Freshwater Rivers and Estuaries
For a long time, scientists assumed plesiosaurs were strictly saltwater animals. That changed with the discovery of plesiosaur fossils in a 100-million-year-old river system now buried beneath Morocco’s Sahara Desert. Researchers from the University of Bath and University of Portsmouth found bones and teeth from adults around three meters long, plus an arm bone from a baby just 1.5 meters long. These plesiosaurs shared their river habitat with frogs, crocodiles, turtles, fish, and the enormous aquatic dinosaur Spinosaurus.
The Moroccan fossils belong to a family called Leptocleididae, a group of small plesiosaurs frequently found in brackish or freshwater deposits in England, Africa, and Australia. And they weren’t the only ones comfortable in fresh water. Long-necked elasmosaurs have also turned up in brackish and freshwater deposits in North America and China. The presence of baby plesiosaurs in a river system is particularly telling. It suggests these animals weren’t just passing through or washed in after death. They were living and breeding in fresh water.
England’s Jurassic Coast
The town of Lyme Regis on England’s southern coast holds a special place in plesiosaur history. In December 1823, fossil hunter Mary Anning discovered the first complete skeleton of a plesiosaur there, pulled from cliffs of Early Jurassic marine limestone. The find electrified the scientific world and the public alike. It inspired the first pictorial representation of prehistoric life based on fossil evidence, a painting called “Duria Antiquior” (A More Ancient Dorset) created in 1830.
The Jurassic Coast is now a UNESCO World Heritage Site, and it remains one of the most productive fossil-hunting locations in the world. The marine rocks exposed along these cliffs formed on the floor of a warm, shallow sea that covered much of what is now western Europe during the Early Jurassic, roughly 200 to 175 million years ago. Plesiosaurs were abundant in these waters, alongside ichthyosaurs and other marine reptiles.
From the Triassic to the End of the Cretaceous
For nearly two centuries, scientists believed plesiosaurs appeared suddenly at the start of the Jurassic period, after a wave of extinctions wiped out many Triassic species. That timeline was pushed back with the discovery of the first Triassic plesiosaur skeleton from the Rhaetian stage (the final stage of the Triassic) in Germany.

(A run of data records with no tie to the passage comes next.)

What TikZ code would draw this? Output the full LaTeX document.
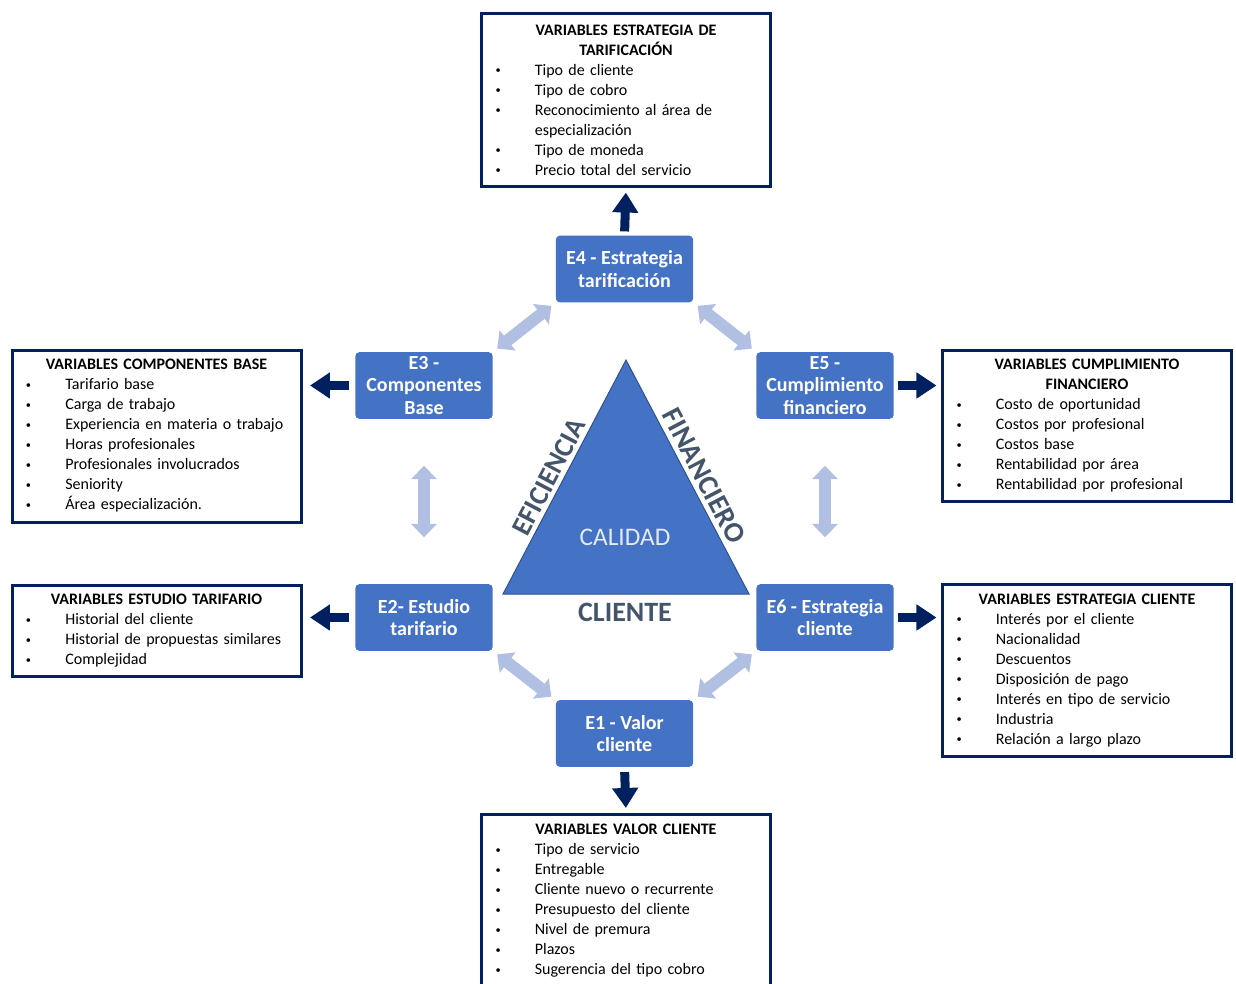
\documentclass[tikz,border=0pt]{standalone}
\usepackage{fontspec}
\setmainfont{Carlito}
\usetikzlibrary{arrows.meta}
\definecolor{eblue}{RGB}{68,114,196}
\definecolor{navy}{RGB}{0,32,96}
\definecolor{paleblue}{RGB}{176,191,226}
\definecolor{slate}{RGB}{68,84,106}
\definecolor{triedge}{RGB}{47,82,143}
\definecolor{calwhite}{RGB}{228,234,246}
\setlength{\parindent}{0pt}
\newcommand{\vhead}[1]{{\centering\bfseries #1\par}}
\newcommand{\vitem}[1]{\par\noindent\makebox[30pt][l]{\hspace*{0.5pt}\raisebox{1.2pt}{\scalebox{0.65}{\textbullet}}}#1}
\newcommand{\vmore}[1]{\par\noindent\hspace*{30pt}#1}
\begin{document}
\begin{tikzpicture}[x=0.75pt,y=-0.75pt,
  varbox/.style={draw=navy,line width=2.25pt,fill=white,text width=196.75pt,inner xsep=10pt,inner ysep=0pt,font=\fontsize{12pt}{15pt}\selectfont,align=left},
  stage/.style={fill=eblue,rounded corners=3pt,text=white,font=\fontsize{15pt}{16.75pt}\selectfont\bfseries,align=center,minimum width=103pt,minimum height=50pt,inner sep=2pt},
  darrow/.style={navy,line width=6.75pt,-{Triangle[width=18.75pt,length=15pt]}},
  larrow/.style={paleblue,line width=9pt,{Triangle[width=18.75pt,length=10pt]}-{Triangle[width=18.75pt,length=10pt]}}]
\useasboundingbox (0,0) rectangle (1236,983);
\node[varbox,minimum height=129.75pt] (vtar) at (626,100) {\vhead{VARIABLES ESTRATEGIA DE\\TARIFICACIÓN}\vitem{Tipo de cliente}\vitem{Tipo de cobro}\vitem{Reconocimiento al área de}\vmore{especialización}\vitem{Tipo de moneda}\vitem{Precio total del servicio}};
\node[varbox,minimum height=129pt] (vcomp) at (156.5,436) {\vhead{VARIABLES COMPONENTES BASE}\vitem{Tarifario base}\vitem{Carga de trabajo}\vitem{Experiencia en materia o trabajo}\vitem{Horas profesionales}\vitem{Profesionales involucrados}\vitem{Seniority}\vitem{Área especialización.}};
\node[varbox,minimum height=68.25pt] (vest) at (156.5,631) {\vhead{VARIABLES ESTUDIO TARIFARIO}\vitem{Historial del cliente}\vitem{Historial de propuestas similares}\vitem{Complejidad}};
\node[varbox,minimum height=113.25pt] (vfin) at (1087,426) {\vhead{VARIABLES CUMPLIMIENTO\\FINANCIERO}\vitem{Costo de oportunidad}\vitem{Costos por profesional}\vitem{Costos base}\vitem{Rentabilidad por área}\vitem{Rentabilidad por profesional}};
\node[varbox,minimum height=129pt] (vcli) at (1087,670.5) {\vhead{VARIABLES ESTRATEGIA CLIENTE}\vitem{Interés por el cliente}\vitem{Nacionalidad}\vitem{Descuentos}\vitem{Disposición de pago}\vitem{Interés en tipo de servicio}\vitem{Industria}\vitem{Relación a largo plazo}};
\node[varbox,minimum height=130.5pt] (vval) at (626,901) {\vhead{VARIABLES VALOR CLIENTE}\vitem{Tipo de servicio}\vitem{Entregable}\vitem{Cliente nuevo o recurrente}\vitem{Presupuesto del cliente}\vitem{Nivel de premura}\vitem{Plazos}\vitem{Sugerencia del tipo cobro}};
\node[stage] (e4) at (624.5,269) {E4 - Estrategia\\tarificación};
\node[stage] (e3) at (424,385.5) {E3 -\\Componentes\\Base};
\node[stage] (e5) at (825,385.5) {E5 -\\Cumplimiento\\financiero};
\node[stage] (e2) at (424,617.5) {E2- Estudio\\tarifario};
\node[stage] (e6) at (825,617.5) {E6 - Estrategia\\cliente};
\node[stage] (e1) at (624.5,733.5) {E1 - Valor\\cliente};
\draw[fill=eblue,draw=triedge,line width=0.75pt] (626,360) -- (749,594) -- (503,594) -- cycle;
\node[text=calwhite,font=\fontsize{19pt}{19pt}\selectfont] (calidad) at (625,537) {CALIDAD};
\node[text=slate,font=\fontsize{21pt}{21pt}\selectfont\bfseries] (cliente) at (625,612) {CLIENTE};
\node[text=slate,font=\fontsize{21pt}{21pt}\selectfont\bfseries,rotate=62.3] (efic) at (549,477) {EFICIENCIA};
\node[text=slate,font=\fontsize{21.5pt}{21.5pt}\selectfont\bfseries,rotate=-62.3] (finan) at (704,476) {FINANCIERO};
\draw[darrow,shorten <=3pt,shorten >=3.4pt] (e4.north) -- (vtar.south);
\draw[darrow,shorten <=3.75pt,shorten >=3.4pt] (e1.south) -- (vval.north);
\draw[darrow,shorten <=4.5pt,shorten >=5.6pt] (e3.west) -- (e3.west -| vcomp.east);
\draw[darrow,shorten <=4.5pt,shorten >=5.6pt] (e2.west) -- (e2.west -| vest.east);
\draw[darrow,shorten <=3pt,shorten >=3.4pt] (e5.east) -- (e5.east -| vfin.west);
\draw[darrow,shorten <=3pt,shorten >=3.4pt] (e6.east) -- (e6.east -| vcli.west);
\draw[larrow,shorten <=4pt,shorten >=4pt] (e4.south west) -- (e3.north east);
\draw[larrow,shorten <=4pt,shorten >=4pt] (e4.south east) -- (e5.north west);
\draw[larrow,shorten <=35pt,shorten >=35pt] (e3.south) -- (e2.north);
\draw[larrow,shorten <=35pt,shorten >=35pt] (e5.south) -- (e6.north);
\draw[larrow,shorten <=4pt,shorten >=4pt] (e2.south east) -- (e1.north west);
\draw[larrow,shorten <=4pt,shorten >=4pt] (e6.south west) -- (e1.north east);
\end{tikzpicture}
\end{document}
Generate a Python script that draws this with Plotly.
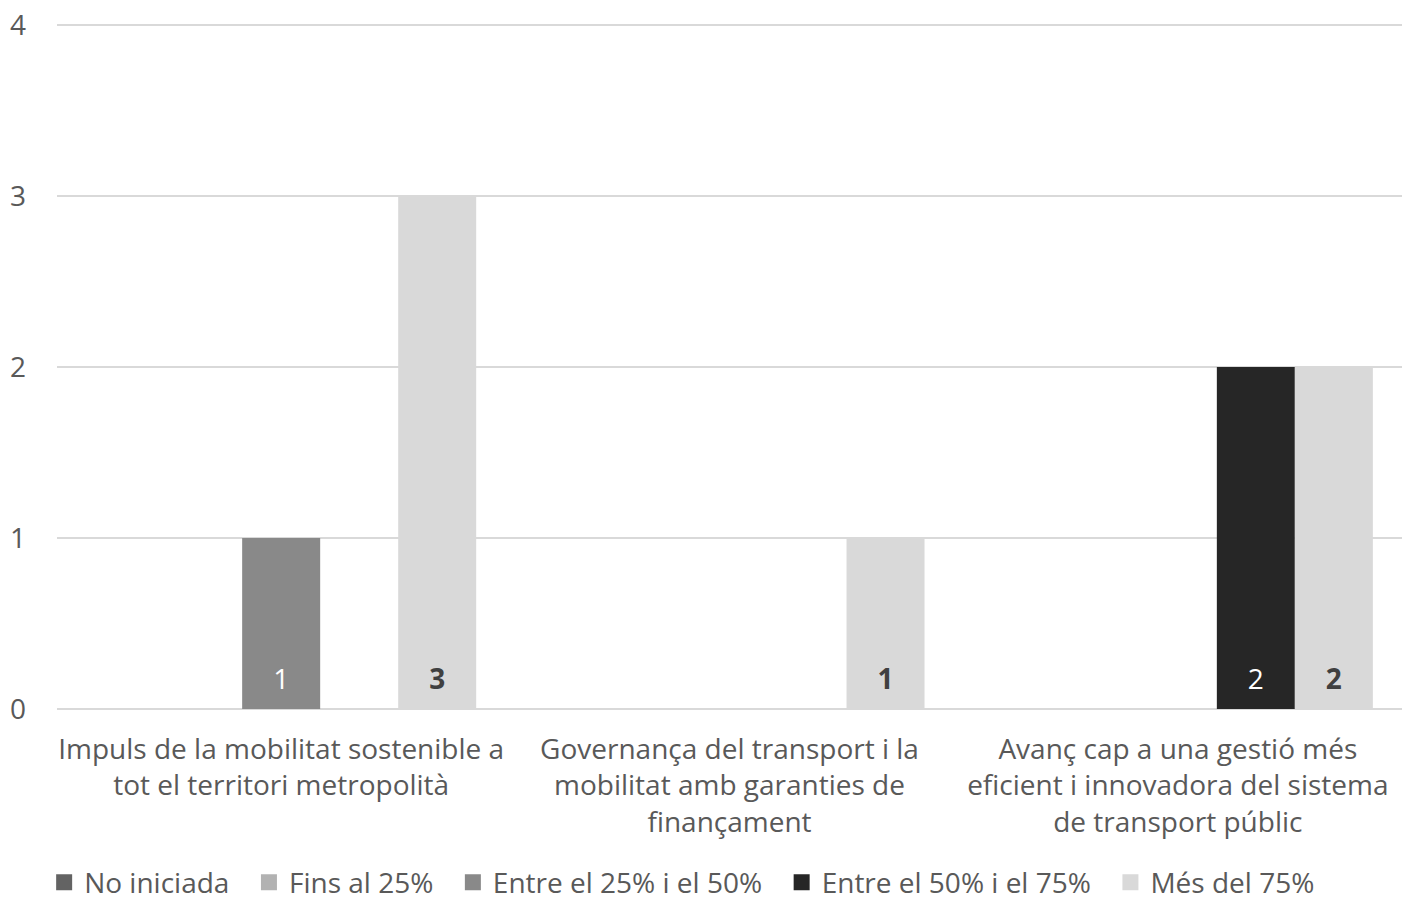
import plotly.graph_objects as go

categories = [
    "Impuls de la mobilitat sostenible a<br>tot el territori metropolità",
    "Governança del transport i la<br>mobilitat amb garanties de<br>finançament",
    "Avanç cap a una gestió més<br>eficient i innovadora del sistema<br>de transport públic",
]
series_names = ["No iniciada", "Fins al 25%", "Entre el 25% i el 50%", "Entre el 50% i el 75%", "Més del 75%"]
no_iniciada = [0, 0, 0]
fins_25 = [0, 0, 0]
entre_25_50 = [1, 0, 0]
entre_50_75 = [0, 0, 2]
mes_75 = [3, 1, 2]
y_ticks = [0, 1, 2, 3, 4]

colors = ["#636363", "#b2b2b2", "#898989", "#262626", "#d9d9d9"]
label_colors = ["#ffffff", "#ffffff", "#ffffff", "#ffffff", "#404040"]
label_bold = [False, False, False, False, True]
values = [no_iniciada, fins_25, entre_25_50, entre_50_75, mes_75]

FONT = "Open Sans"
FS = 28
TXT = "#595959"
LABEL_LIFT = 0.055  # height (axis units) of invisible carrier bars that lift the value labels
NBSP = "\u00a0"

fig = go.Figure()
for i, (name, vals, col) in enumerate(zip(series_names, values, colors)):
    fig.add_trace(go.Bar(
        x=categories, y=vals, name=name, marker_color=col, marker_line_width=0,
        offsetgroup=str(i), showlegend=False, hoverinfo="x+y+name",
    ))
for i, (name, vals, lc, b) in enumerate(zip(series_names, values, label_colors, label_bold)):
    txt = [("<b>%d</b>" % v if b else "%d" % v) if v else "" for v in vals]
    fig.add_trace(go.Bar(
        x=categories, y=[LABEL_LIFT if v else 0 for v in vals], name=name,
        marker_color="rgba(0,0,0,0)", marker_line_width=0,
        offsetgroup=str(i), showlegend=False, hoverinfo="skip",
        text=txt, textposition="outside", constraintext="none", cliponaxis=False,
        textfont=dict(color=lc, size=FS, family=FONT), textangle=0,
    ))
# legend entries with larger square swatches
for name, col in zip(series_names, colors):
    fig.add_trace(go.Scatter(
        x=[None], y=[None], mode="markers", name=name + NBSP * 2,
        marker=dict(symbol="square", size=16, color=col, line_width=0),
        showlegend=True, hoverinfo="skip",
    ))

fig.update_layout(
    width=1402, height=902,
    margin=dict(l=57, r=0, t=23, b=193, autoexpand=False),
    paper_bgcolor="white", plot_bgcolor="white",
    barmode="group", bargap=0.13, bargroupgap=0,
    font=dict(family=FONT, size=FS, color=TXT),
    legend=dict(orientation="h", x=0.47, xanchor="center", y=-0.2164, yanchor="top",
                font=dict(size=FS, color=TXT), itemwidth=30, traceorder="normal"),
    showlegend=True,
)
fig.update_xaxes(showgrid=False, showline=False, ticks="", automargin=False,
                 tickfont=dict(size=FS, color=TXT), ticklabelstandoff=21)
fig.update_yaxes(range=[0, 4.012], tickvals=y_ticks, showgrid=True, gridcolor="#d9d9d9", gridwidth=2,
                 zeroline=True, zerolinecolor="#d9d9d9", zerolinewidth=2, automargin=False,
                 ticklabeloverflow="allow",
                 ticks="", tickfont=dict(size=FS, color=TXT), ticklabelstandoff=30)

fig.write_html("out.html", config={"displayModeBar": False},
               post_script="document.body.style.margin='0';document.body.style.overflow='hidden';")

This fossil revealed that plesiosaurs had already begun diversifying before the Triassic ended, and several distinct lineages survived into the Jurassic.
From that Triassic origin, plesiosaurs persisted for roughly 140 million years. They radiated into a wide variety of body plans, from long-necked forms with small heads to short-necked, large-skulled predators. Throughout this span, they adapted to shifting ocean configurations as continents drifted apart, new seaways opened, and global temperatures fluctuated. They inhabited warm equatorial seas, temperate mid-latitude oceans, cool polar waters, shallow inland seas, and at least some freshwater systems. Their geographic and ecological range was, by any measure, enormous.